Problem details: Starting at the first line of the listing below, retype each line up to and including the one that contains "plt.rcParams['font.size'] = 9.5". Leave pictures out.
-- START OF Collected data --
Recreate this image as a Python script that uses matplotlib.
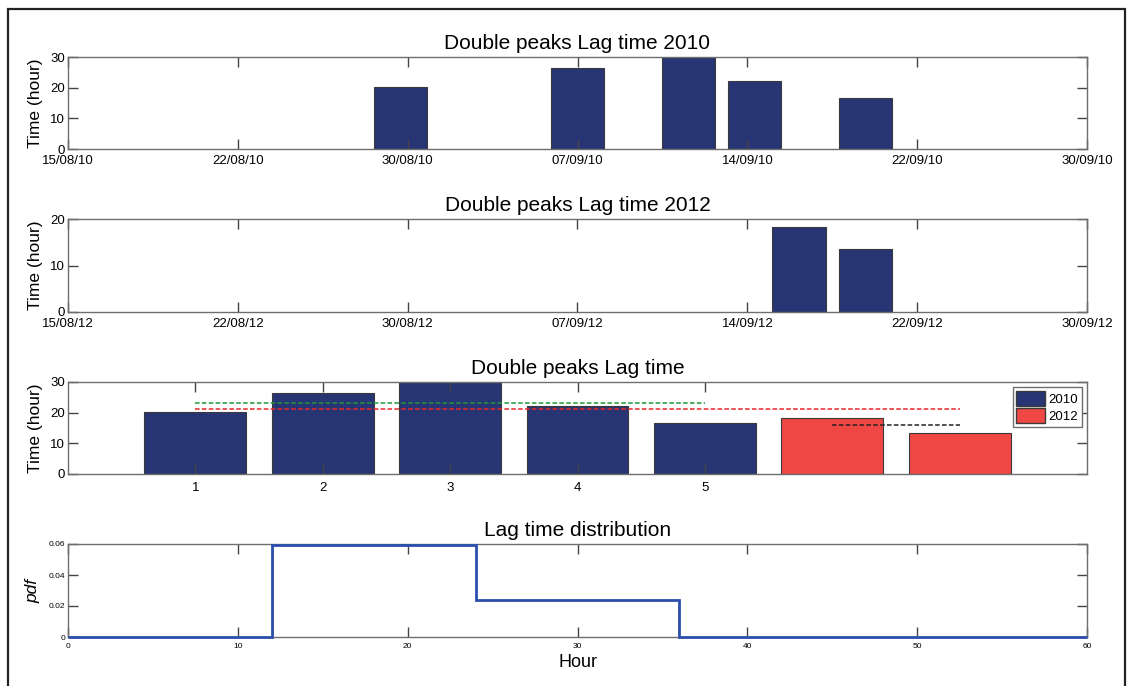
import numpy as np
import pandas as pd
import matplotlib
matplotlib.use('Agg')
import matplotlib.pyplot as plt
import matplotlib.dates as mdates
from matplotlib.patches import Rectangle, Patch

# --- basic style (MATLAB-like look) ---
plt.rcParams['font.family'] = ['Liberation Sans', 'DejaVu Sans']
plt.rcParams['font.size'] = 9.5

# --- data ---
dates_2010 = ['2010-08-30', '2010-09-07', '2010-09-12', '2010-09-15', '2010-09-20']
lag_2010 = [20.3, 26.5, 30.0, 22.2, 16.5]
dates_2012 = ['2012-09-17', '2012-09-20']
lag_2012 = [18.3, 13.5]

range_2010 = ('2010-08-15', '2010-09-30')
range_2012 = ('2012-08-15', '2012-09-30')

hist_edges = [0, 12, 24, 36, 60]
hist_pdf = [0.0, 0.0595, 0.0238, 0.0]

NAVY = '#283574'
RED = '#ee4744'
SPINE = '#6e6e6e'
BLUE_LINE = '#2b4eae'

fig = plt.figure(figsize=(11.27, 6.86), dpi=100)

W, H = 1127.0, 686.0
def px_axes(left, top, right, bottom):
    return fig.add_axes([left / W, 1 - bottom / H, (right - left) / W, (bottom - top) / H])

def style_axes(ax, label_x=-0.025):
    for sp in ax.spines.values():
        sp.set_color(SPINE)
        sp.set_linewidth(1.0)
    ax.tick_params(direction='in', length=7, width=1, color='#444444',
                   top=True, right=True, pad=2, labelsize=9.5)
    ax.tick_params(axis='x', pad=4)
    ax.yaxis.set_label_coords(label_x, 0.5)

def date_panel(ax, dates, values, day_range, ymax, title):
    d = mdates.date2num(pd.to_datetime(dates))
    ax.bar(d, values, width=2.4, color=NAVY, edgecolor='#3a3a3a', linewidth=0.8)
    lo, hi = mdates.date2num(pd.to_datetime(list(day_range)))
    ax.set_xlim(lo, hi)
    ax.set_xticks(np.linspace(lo, hi, 7))
    ax.xaxis.set_major_formatter(mdates.DateFormatter('%d/%m/%y'))
    ax.set_ylim(0, ymax)
    ax.set_yticks(np.arange(0, ymax + 1, 10))
    ax.set_ylabel('Time (hour)', fontsize=12.5)
    ax.set_title(title, fontsize=15, pad=6)
    style_axes(ax)

# --- panel 1: 2010 ---
ax1 = px_axes(68, 57, 1087, 149)
date_panel(ax1, dates_2010, lag_2010, range_2010, 30, 'Double peaks Lag time 2010')

# --- panel 2: 2012 ---
ax2 = px_axes(68, 219, 1087, 312)
date_panel(ax2, dates_2012, lag_2012, range_2012, 20, 'Double peaks Lag time 2012')

# --- panel 3: combined ---
ax3 = px_axes(68, 382, 1087, 474)
n10, n12 = len(lag_2010), len(lag_2012)
x10 = np.arange(1, n10 + 1)
x12 = np.arange(n10 + 1, n10 + n12 + 1)
ax3.bar(x10, lag_2010, width=0.8, color=NAVY, edgecolor='#3a3a3a', linewidth=0.8)
ax3.bar(x12, lag_2012, width=0.8, color=RED, edgecolor='#3a3a3a', linewidth=0.8)
mean_2010 = np.mean(lag_2010)
mean_all = np.mean(lag_2010 + lag_2012)
mean_2012 = np.mean(lag_2012)
ax3.plot([x10[0], x10[-1]], [mean_2010, mean_2010], '--', color='#1a9a3a', lw=1.1, dashes=(3, 1.5))
ax3.plot([x10[0], x12[-1]], [mean_all, mean_all], '--', color='#e8262a', lw=1.1, dashes=(3, 1.5))
ax3.plot([x12[0], x12[-1]], [mean_2012, mean_2012], '--', color='#222222', lw=1.1, dashes=(3, 1.5))
ax3.set_xlim(0, n10 + n12 + 1)
ax3.set_xticks(x10)
ax3.set_ylim(0, 30)
ax3.set_yticks([0, 10, 20, 30])
ax3.set_ylabel('Time (hour)', fontsize=12.5)
ax3.set_title('Double peaks Lag time', fontsize=15, pad=6)
style_axes(ax3)
ax3.tick_params(axis='x', pad=6)
handles = [Patch(facecolor=NAVY, edgecolor='#3a3a3a', label='2010'),
           Patch(facecolor=RED, edgecolor='#3a3a3a', label='2012')]
leg = ax3.legend(handles=handles, loc='upper right', fontsize=9.5, fancybox=False,
                 framealpha=1, edgecolor=SPINE, handlelength=2.2, handleheight=1.3,
                 handletextpad=0.2, borderpad=0.3, labelspacing=0.2, borderaxespad=0.4)
leg.get_frame().set_linewidth(1.0)

# --- panel 4: distribution ---
ax4 = px_axes(68, 544, 1087, 637)
ax4.stairs(hist_pdf, hist_edges, baseline=None, color=BLUE_LINE, lw=2.0, clip_on=False, zorder=3)
ax4.set_xlim(0, 60)
ax4.set_ylim(0, 0.06)
ax4.set_xticks(np.arange(0, 61, 10))
ax4.set_yticks([0, 0.02, 0.04, 0.06])
ax4.set_yticklabels(['0', '0.02', '0.04', '0.06'])
ax4.set_ylabel('pdf', fontsize=12.5, style='italic')
ax4.set_title('Lag time distribution', fontsize=15, pad=6)
style_axes(ax4, label_x=-0.027)
ax4.tick_params(labelsize=6)
ax4.tick_params(axis='x', pad=4)
ax4.set_xlabel('Hour', fontsize=13, labelpad=3)

# outer frame around the whole figure
fig.add_artist(Rectangle((8 / W, -0.05), (1125 - 8) / W, 1.05 - 9 / H,
                         transform=fig.transFigure, fill=False,
                         edgecolor='#222222', linewidth=1.6))

fig.savefig('out.png', dpi=100)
-- END OF Collected data --
Result:
Recreate this image as a Python script that uses matplotlib.
import numpy as np
import pandas as pd
import matplotlib
matplotlib.use('Agg')
import matplotlib.pyplot as plt
import matplotlib.dates as mdates
from matplotlib.patches import Rectangle, Patch

# --- basic style (MATLAB-like look) ---
plt.rcParams['font.family'] = ['Liberation Sans', 'DejaVu Sans']
plt.rcParams['font.size'] = 9.5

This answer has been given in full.